Bananagrams and Revision

If you’re not a writer, maybe you think this post isn’t for you, but I would argue that everyone revises. For writers, it happens on the page all the time, but for humans, we revise our plans and our lives every time we encounter change. Sometimes the change is self-inflicted. I revised what I thought my kids are capable of when our family traveled overseas for a year.

Yes, we took our three kids, including a six-year-old, up this skinny, treacherous path, climbing 1200 feet to the top of Waynu Picchu

They all made it!

Sometimes we have no control, and unforeseen circumstances force us to revise when Plan A doesn’t work out.

Impromptu “gourmet” picnic on the hotel floor

I revised my to-do lists and my pace when Rebeka came to live with us for a year to have surgeries on her clubbed feet. My life slowed down as we took time for her to learn how to walk on her turned-straight feet.

A death, a move, an accident, kids, winning the lottery, or an empty nest . . . they all require life revision. And for writers, revision also comes in the form of edits in our manuscripts.
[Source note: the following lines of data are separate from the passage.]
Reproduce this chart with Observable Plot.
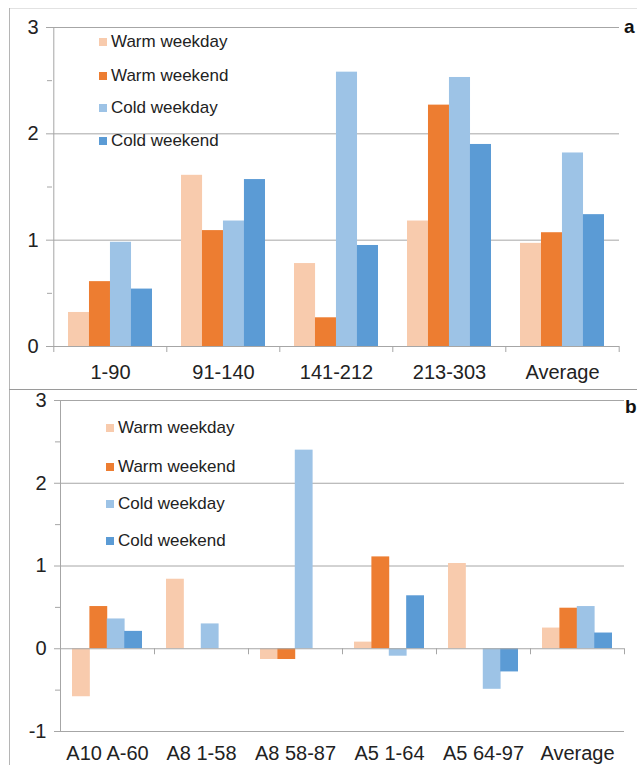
<!DOCTYPE html>
<html><head><meta charset="utf-8">
<script src="https://cdn.jsdelivr.net/npm/d3@7"></script>
<script src="https://cdn.jsdelivr.net/npm/@observablehq/plot@0.6"></script>
<style>
body{margin:0;background:#fff;font-family:"Liberation Sans",Arial,sans-serif;}
#wrap{position:relative;width:637px;height:765px;overflow:hidden;background:#fff;}
.panel{position:absolute;left:0;}
.line{position:absolute;}
.legend{position:absolute;font-size:17px;color:#222;}
.row{position:absolute;white-space:nowrap;height:20px;line-height:20px;}
.sw{position:absolute;left:0;top:6px;width:8px;height:8px;}
.lab{position:absolute;top:0;}
.tag{position:absolute;font-weight:bold;font-size:19px;color:#111;line-height:20px;}
</style>
</head><body>
<div id="wrap"></div>
<script>
// ---- data ----
const series = ["Warm weekday", "Warm weekend", "Cold weekday", "Cold weekend"];
const seriesColors = ["#F8CBAD", "#ED7D31", "#9DC3E6", "#5B9BD5"];

const catsA = ["1-90", "91-140", "141-212", "213-303", "Average"];
const warmWeekdayA = [0.32, 1.61, 0.78, 1.18, 0.97];
const warmWeekendA = [0.61, 1.09, 0.27, 2.27, 1.07];
const coldWeekdayA = [0.98, 1.18, 2.58, 2.53, 1.82];
const coldWeekendA = [0.54, 1.57, 0.95, 1.90, 1.24];
const yTicksA = [0, 1, 2, 3];
const yMinorA = [0.5, 1.5, 2.5];

const catsB = ["A10 A-60", "A8 1-58", "A8 58-87", "A5 1-64", "A5 64-97", "Average"];
const warmWeekdayB = [-0.58, 0.84, -0.13, 0.08, 1.03, 0.25];
const warmWeekendB = [0.51, 0, -0.13, 1.11, 0, 0.49];
const coldWeekdayB = [0.36, 0.30, 2.40, -0.09, -0.49, 0.51];
const coldWeekendB = [0.21, 0, 0, 0.64, -0.28, 0.19];
const yTicksB = [-1, 0, 1, 2, 3];
const yMinorB = [-0.5, 0.5, 1.5, 2.5];

const wrap = document.getElementById("wrap");
const grey = "#a6a6a6";

function makePanel(cfg) {
  const {cats, values, yTicks, yMinor, top, width, height, ml, mr, mt, mb, labelPad} = cfg;
  const n = cats.length;
  const pw = width - ml - mr;
  const step = pw / n;
  const padIn = 0.26;
  const bw = step * (1 - padIn);
  const sub = bw / 4;
  const rows = [];
  cats.forEach((c, j) => series.forEach((s, i) => rows.push({cat: c, series: s, value: values[i][j]})));
  const ydom = [yTicks[0], yTicks[yTicks.length - 1]];
  const marks = [
    Plot.ruleY(yTicks.filter(d => d !== 0), {stroke: grey, strokeWidth: 1, insetLeft: -6}),
    Plot.ruleY(yMinor, {stroke: grey, strokeWidth: 1, insetLeft: -5, insetRight: pw}),
    Plot.ruleX([cats[0]], {dx: -step / 2, stroke: grey, strokeWidth: 1}),
    ...series.map((s, i) => Plot.barY(rows.filter(r => r.series === s), {
      x: "cat", y: "value", fill: seriesColors[i],
      insetLeft: i * sub, insetRight: (3 - i) * sub
    })),
    Plot.ruleY([0], {stroke: grey, strokeWidth: 1, insetLeft: -6}),
    Plot.ruleX(cats, {x: d => d, y1: () => 0, y2: () => 0, dx: -step / 2, insetBottom: -6, stroke: grey}),
    Plot.ruleX([cats[n - 1]], {x: d => d, y1: () => 0, y2: () => 0, dx: step / 2, insetBottom: -6, stroke: grey}),
    Plot.axisX({tickSize: 0, tickPadding: labelPad, fontSize: 20, label: null}),
    Plot.axisY({ticks: yTicks, tickSize: 0, tickPadding: 14, fontSize: 20, label: null, tickFormat: d => String(d)})
  ];
  const svg = Plot.plot({
    width, height,
    marginLeft: ml, marginRight: mr, marginTop: mt, marginBottom: mb,
    style: {fontFamily: '"Liberation Sans", Arial, sans-serif', color: "#222", background: "transparent", overflow: "visible"},
    x: {type: "band", domain: cats, paddingInner: padIn, paddingOuter: padIn / 2},
    y: {domain: ydom},
    marks
  });
  const div = document.createElement("div");
  div.className = "panel";
  div.style.top = top + "px";
  div.appendChild(svg);
  wrap.appendChild(div);
}

function addLegend(left, tops) {
  const lg = document.createElement("div");
  lg.className = "legend";
  lg.style.left = left + "px";
  lg.style.top = "0px";
  series.forEach((s, i) => {
    const r = document.createElement("div");
    r.className = "row";
    r.style.top = (tops[i] - 10) + "px";
    r.innerHTML = `<span class="sw" style="background:${seriesColors[i]}"></span><span class="lab" style="left:12px">${s}</span>`;
    lg.appendChild(r);
  });
  wrap.appendChild(lg);
}

function addLine(l, t, w, h, c) {
  const d = document.createElement("div");
  d.className = "line";
  Object.assign(d.style, {left: l + "px", top: t + "px", width: w + "px", height: h + "px", background: c});
  wrap.appendChild(d);
}
function addTag(txt, l, t) {
  const d = document.createElement("div");
  d.className = "tag";
  d.textContent = txt;
  d.style.left = l + "px"; d.style.top = t + "px";
  wrap.appendChild(d);
}

makePanel({cats: catsA, values: [warmWeekdayA, warmWeekendA, coldWeekdayA, coldWeekendA],
  yTicks: yTicksA, yMinor: yMinorA, top: 0, width: 637, height: 389,
  ml: 52, mr: 18, mt: 27, mb: 43, labelPad: 18});
makePanel({cats: catsB, values: [warmWeekdayB, warmWeekendB, coldWeekdayB, coldWeekendB],
  yTicks: yTicksB, yMinor: yMinorB, top: 389, width: 637, height: 376,
  ml: 60, mr: 13, mt: 11, mb: 34, labelPad: 14});

addLegend(99, [42, 76, 108, 141]);
addLegend(106, [428, 467, 504, 541]);

addLine(9, 8, 628, 1, "#e2e2e2");
addLine(9, 8, 1, 757, "#b5b5b5");
addLine(9, 389, 628, 1, "#9a9a9a");
addTag("a", 624, 17);
addTag("b", 625, 397);
</script>
</body></html>
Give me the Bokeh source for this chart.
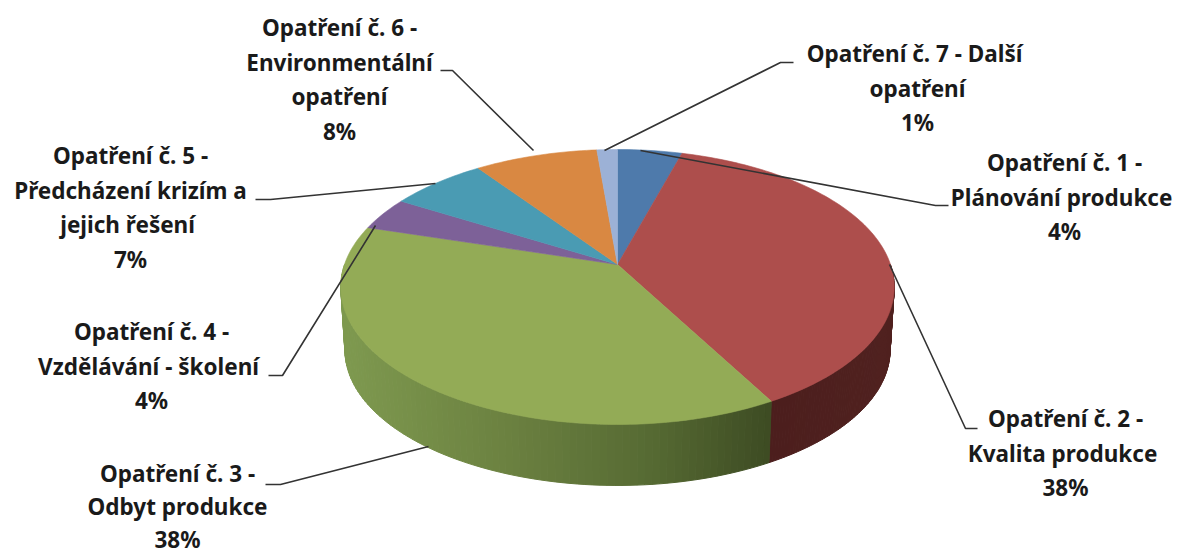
import numpy as np
from bokeh.core.properties import value
from bokeh.embed import file_html
from bokeh.models import Range1d
from bokeh.plotting import figure
from bokeh.resources import INLINE

# Data (clockwise from 12 o'clock)
names = [
    ["Opatření č. 1 -", "Plánování  produkce"],
    ["Opatření č. 2 -", "Kvalita  produkce"],
    ["Opatření č. 3 -", "Odbyt produkce"],
    ["Opatření č. 4 -", "Vzdělávání  - školení"],
    ["Opatření č. 5 -", "Předcházení krizím a", "jejich  řešení"],
    ["Opatření č. 6 -", "Environmentální", "opatření"],
    ["Opatření č. 7 -  Další", "opatření"],
]
shares = [4.4, 37.5, 37.6, 3.9, 6.6, 8.4, 1.4]
top_colors = ["#4e7aab", "#ad4e4c", "#93ab56", "#7d6198", "#4a9bb3", "#d98842", "#9cb1d6"]

# Layout in reference pixels
label_cx = [1064, 1065, 177, 151, 130, 339, 917]
label_y0 = [162, 418, 473, 331, 155, 27, 53]
line_steps = [34.7, 34.7, 33, 34.7, 34.7, 34.7, 34.7]
leaders = [
    ([948, 935, 640], [205, 205, 150]),
    ([977, 965, 889], [428, 428, 264]),
    ([265, 280, 428], [484, 484, 446]),
    ([268, 282, 375], [375, 375, 225]),
    ([255, 270, 435], [199, 199, 183]),
    ([440, 452, 533], [70, 70, 150]),
    ([793, 780, 604], [62, 62, 150]),
]
CX, CY, A, B, K = 617, 264, 273, 133.8, 0.1636
DEPTH_CY, SHRINK = 327.4, 0.985

def project(theta, cy=CY, scale=1.0):
    u, v = np.sin(theta), np.cos(theta)
    w = 1 + K * v
    return CX + scale * A * u / w, cy - scale * B * v / w

p = figure(width=1183, height=554, x_range=Range1d(0, 1183), y_range=Range1d(554, 0),
           output_backend="svg", toolbar_location=None, min_border=0)
p.axis.visible = False
p.grid.visible = False
p.outline_line_color = None

fr = np.array(shares, dtype=float) / sum(shares)
edges = 2 * np.pi * np.concatenate([[0], np.cumsum(fr)])

def lerp_color(x, stops):
    xs = [s[0] for s in stops]
    ch = [np.interp(x, xs, [s[1][i] for s in stops]) for i in range(3)]
    return "#%02x%02x%02x" % tuple(int(round(c)) for c in ch)

green_stops = [(345, (126, 153, 79)), (500, (108, 130, 65)), (650, (86, 106, 51)), (775, (60, 74, 34))]
red_stops = [(775, (76, 30, 29)), (890, (80, 33, 31))]

# Side wall: thin strips following the slices that face the viewer
xs_w, ys_w, cs_w = [], [], []
for i, stops in ((1, red_stops), (2, green_stops)):
    lo, hi = max(edges[i], np.pi / 2), min(edges[i + 1], 1.5 * np.pi)
    t = np.linspace(lo, hi, 90)
    for a, b in zip(t[:-1], t[1:]):
        x1, y1 = project(np.array([a, b]))
        x2, y2 = project(np.array([b, a]), DEPTH_CY, SHRINK)
        xs_w.append(list(x1) + list(x2))
        ys_w.append(list(y1) + list(y2))
        cs_w.append(lerp_color((x1.mean() + x2.mean()) / 2, stops))
p.patches(xs_w, ys_w, fill_color=cs_w, line_color=cs_w, line_width=1)

# Top face
xs_t, ys_t = [], []
for i in range(len(shares)):
    t = np.linspace(edges[i], edges[i + 1], max(8, int(fr[i] * 300)))
    x, y = project(t)
    xs_t.append([CX] + list(x))
    ys_t.append([CY] + list(y))
p.patches(xs_t, ys_t, fill_color=top_colors, line_color=top_colors, line_width=0.6)

# Leader lines
p.multi_line([l[0] for l in leaders], [l[1] for l in leaders], line_color="#333333", line_width=1.6)

# Labels
tx, ty, tt = [], [], []
for name, s, cx, y0, step in zip(names, shares, label_cx, label_y0, line_steps):
    lines = name + [f"{round(s)}%"]
    for j, line in enumerate(lines):
        tx.append(cx)
        ty.append(y0 + j * step)
        tt.append(line)
p.text(tx, ty, text=tt, text_align="center", text_baseline="middle",
       text_font=value("Noto Sans"), text_font_style="bold", text_font_size="22.5px", text_color="#1a1a1a")

open("out.html", "w").write(file_html(p, INLINE))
In the same week that my new book deal was announced . . .

I received my revision letter for the first of the two-book deal, THE MINOR MIRACLE. The manuscript a publisher buys often goes through a lot of editing before it gets published. For me, it’s usually easier  to revise than to face a blank page while drafting a new story. But not always.

As I dug into my editor’s twelve-page revision letter and comments in the manuscript itself, it felt a bit like a game of Bananagrams. For those unfamiliar with the game, everyone pulls letter tiles and makes their own crossword, and when someone uses all their tiles everyone has to pull another from the big pile in the middle and incorporate it. Sometimes it’s easy. You pull an “s” and make a word plural. But sometimes you pull a “j,” and to fit it into your perfect little puzzle you have to entirely mess it up and start over.

Some of my editor’s comments will require me to cut chapters, and then add new chapters. I’m needing to think deeply about theme and motivation. There is a trickle-down effect to edits like this that affect the entire manuscript, and so I take a deep breath and mess with my tiles. My tidy manuscript is messy again.

It is great practice for life, holding loosely to my puzzle so I can change and adapt when needed. In Bananagrams, when there are no more tiles left to draw and someone finishes their puzzle, they yell “Bananas!” I’m looking forward to the day I can send my manuscript back to my editor with all the pieces back in place, the story stronger, proud of how I was able to incorporate all those edits. It is a “Bananas!” moment.

Those writers out there know there’s a good chance I’ll be playing another round before it’s all through. I’ll be okay. I love games, revision, and most importantly, this story.

One Response to “Bananagrams and Revision”

  1. Donna Herschleb

    I enjoyed this letter — and playing Banana-grams with you! I am sure that the book will turn out great. I am looking forward to reading it. Love & hugs to you & Clay.